[Read the review of "Diary," by Laura Miller.]
Ms. Miller's fact-checking of Mr. Palahniuk's novels missed a true howler: In "Choke," the protagonist gets a sex toy stuck in his posterior for several days, which is clearly impossible. Ms. Miller, as an expert in anal retention, should have recognized this immediately.
I wish Ms. Miller would turn her fact-checking criticisms on such factually lazy writers as F. Scott Fitzgerald. Hemingway needs a good flogging for his simplistic writing style. And Mark Twain should be exhumed and pilloried for making his uneducated characters talk so ineloquently.
Thank goodness Ms. Miller has saved me from reading another Palahniuk novel. I can now devote myself to enjoying real art.
-- Chad Eberle
I thought your review of Chuck Palahniuk was way off base. It was no surprise to me that when I finished the article, and looked at the writer's name, it was a woman. Laura Miller's attitude is typical of the female response to Palahniuk's work. A simple "stupid men" attempt to shrug off real ideas and complaints about the modern world and the bullshit that gets shoved down our throats on a daily basis from chain stores to the feminization of men by the ultrafeminists. Her reference to "veiled homoeroticism" in "Fight Club" is also typical. Typical of a lazy reviewer who finds it easier to say "they are secretly gay" than it is to say "these guys have a serious grievance." Why is it that every time men don't want to deal with women in novels, they suddenly are secretly homosexual? Ever think we just don't want to hear the bitching and moaning about curtains and knockoff dresses anymore?
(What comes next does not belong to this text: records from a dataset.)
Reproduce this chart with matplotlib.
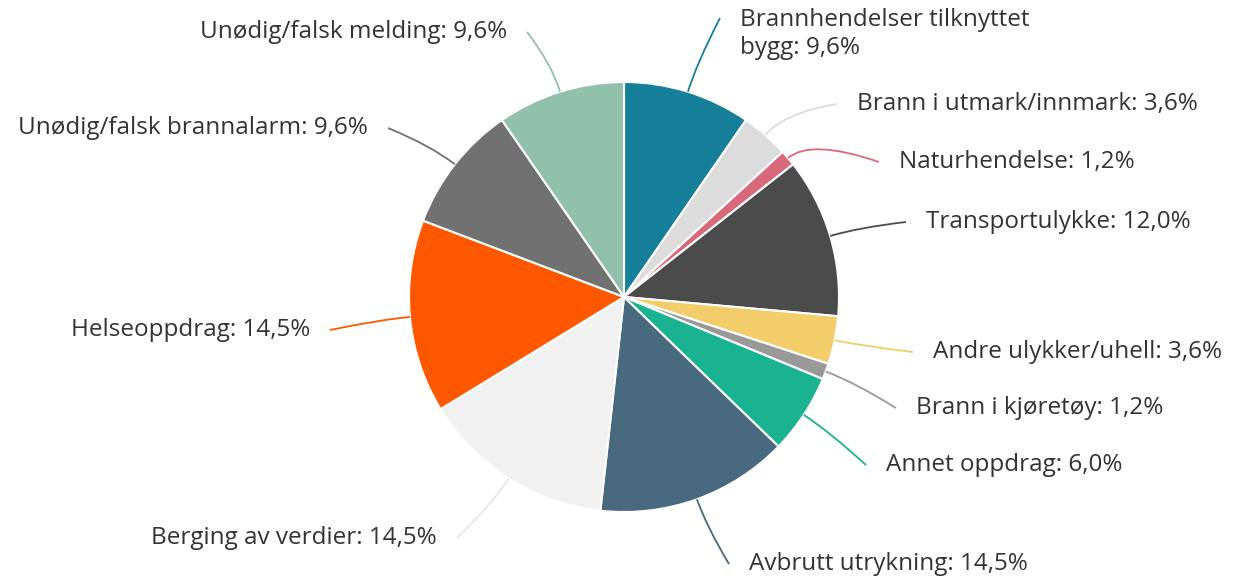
import matplotlib.pyplot as plt
import numpy as np
from matplotlib.path import Path
from matplotlib.patches import PathPatch

plt.rcParams['font.family'] = ['Open Sans', 'DejaVu Sans']

kategorier = ['Brannhendelser tilknyttet\nbygg', 'Brann i utmark/innmark', 'Naturhendelse',
              'Transportulykke', 'Andre ulykker/uhell', 'Brann i kjøretøy', 'Annet oppdrag',
              'Avbrutt utrykning', 'Berging av verdier', 'Helseoppdrag',
              'Unødig/falsk brannalarm', 'Unødig/falsk melding']
andeler = [9.6, 3.6, 1.2, 12.0, 3.6, 1.2, 6.0, 14.5, 14.5, 14.5, 9.6, 9.6]
farger = ['#16809a', '#dcdcdc', '#d8697b', '#4b4b4b', '#f2cd69', '#999999', '#19b391',
          '#49697f', '#f1f1f1', '#ff5800', '#717171', '#92c1ab']

# plassering av etiketter (piksler, y fra toppen)
etikett_pos = [(740, 34), (857, 104), (899, 162), (926, 222), (933, 352), (916, 408),
               (886, 465), (749, 564), (437, 538), (310, 330), (368, 128), (507, 32)]

W, H = 1239, 582
cx, cy, r = 624, 297, 215

fig = plt.figure(figsize=(W / 100, H / 100), dpi=100)
ax = fig.add_axes([0, 0, 1, 1])

wedges, _ = ax.pie(andeler, colors=farger, startangle=90, counterclock=False,
                   center=(cx, H - cy), radius=r,
                   wedgeprops={'edgecolor': 'white', 'linewidth': 1.5})
ax.set_xlim(0, W)
ax.set_ylim(0, H)
ax.set_aspect('equal')
ax.axis('off')

for w, navn, verdi, farge, (lx, ly) in zip(wedges, kategorier, andeler, farger, etikett_pos):
    vinkel = np.deg2rad((w.theta1 + w.theta2) / 2)
    p0 = (cx + r * np.cos(vinkel), H - cy + r * np.sin(vinkel))
    p1 = (cx + (r + 30) * np.cos(vinkel), H - cy + (r + 30) * np.sin(vinkel))
    hoyre = np.cos(vinkel) >= 0
    ly2 = ly - 16 if '\n' in navn else ly
    p2 = (lx - 20, H - ly2) if hoyre else (lx + 20, H - ly2)
    sti = Path([p0, p1, p2], [Path.MOVETO, Path.CURVE3, Path.CURVE3])
    strek = '#e8e8e8' if farge == '#f1f1f1' else farge
    ax.add_patch(PathPatch(sti, fill=False, edgecolor=strek, linewidth=1.3))
    tekst = f"{navn}: {verdi:.1f}%".replace('.', ',')
    ax.text(lx, H - ly, tekst, ha='left' if hoyre else 'right', va='center',
            fontsize=17.5, color='#333333', linespacing=1.25)

fig.savefig('out.png', dpi=100)
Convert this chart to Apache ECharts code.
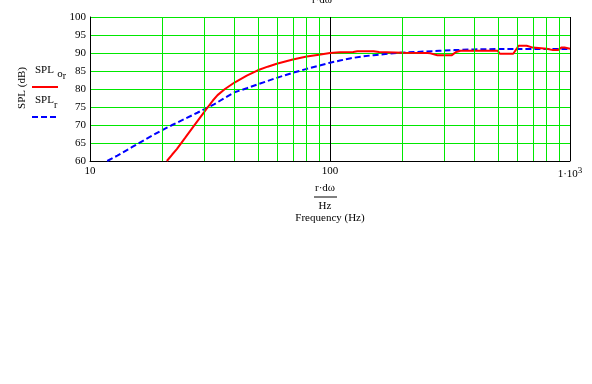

Lastly, your comments on Palahniuk's writing style are just plain wrong. If you had a sense of humor, you'd easily find plenty to keep you entertained, if you could put aside your preconceived notions of how horrible books aimed at men are.
-- Greg Hevia
It sounds to me that you have some sort of personal vendetta against Chuck Palahniuk. Despite you saying "Reading Palahniuk is a revelation of sorts because it shows that bad fiction works exactly the same way: It's execrable on a sentence-by-sentence basis as well as in overall form and theme. The bad writer, it turns out, picks exactly the wrong detail, flubs it, and then tosses it like a stink bomb in the path of the reader dutifully struggling to follow him," Chuck manages to sell lots of books. In addition he is on the favorites list at Waldenbooks and Barnes & Noble. Also you say: "Reading this is like being cornered by a dimwitted and semi-belligerent drunk possessed by an idée fixe he keeps reciting over and over again, jabbing your shoulder each time. Several dozen paragraphs in 'Diary' begin with 'Just for the record...' for no detectable reason." Well, apparently you don't get why she refers to her moods and feelings as weather reports, early on in the book she says that during a war, soldiers and their wives would keep diaries of every day they were apart, common topics were the WEATHER and their emotions ... So that's why she relates her emotions to the weather.
Also, your opinions are very biased and somewhat prejudiced when it comes to Chuck's target audience. You say: "It's that strangely oversize fellow you sometimes get seated next to on airplanes or in bars, the one who loudly testifies to 'laughing my ass off' all the way through Palahniuk's 'fucking twisted' books and then glares, as if daring you to deny that such a thing is possible or that he is one dark and edgy dude." Well, that's like me saying that every woman who reads a book from Oprah Winfrey's Book of the Month club is a middle-aged, overweight, menopausal old hag that has nothing better to do with her life than watch "Oprah" and bitch. With that said I'll close my letter by saying you totally missed the whole meaning and plot of this book.
-- Alex Matthews
The author poses the question to the reader: "In 'Diary' there's ... a glass of 'bright orange' wine (when was the last time you saw wine the color of Tang?)..."
I was once at a wine tasting and had a taste of a somewhat expensive Australian port that was precisely the color of Tang (and tasted like varnish, but that's neither here nor there). Satisfied?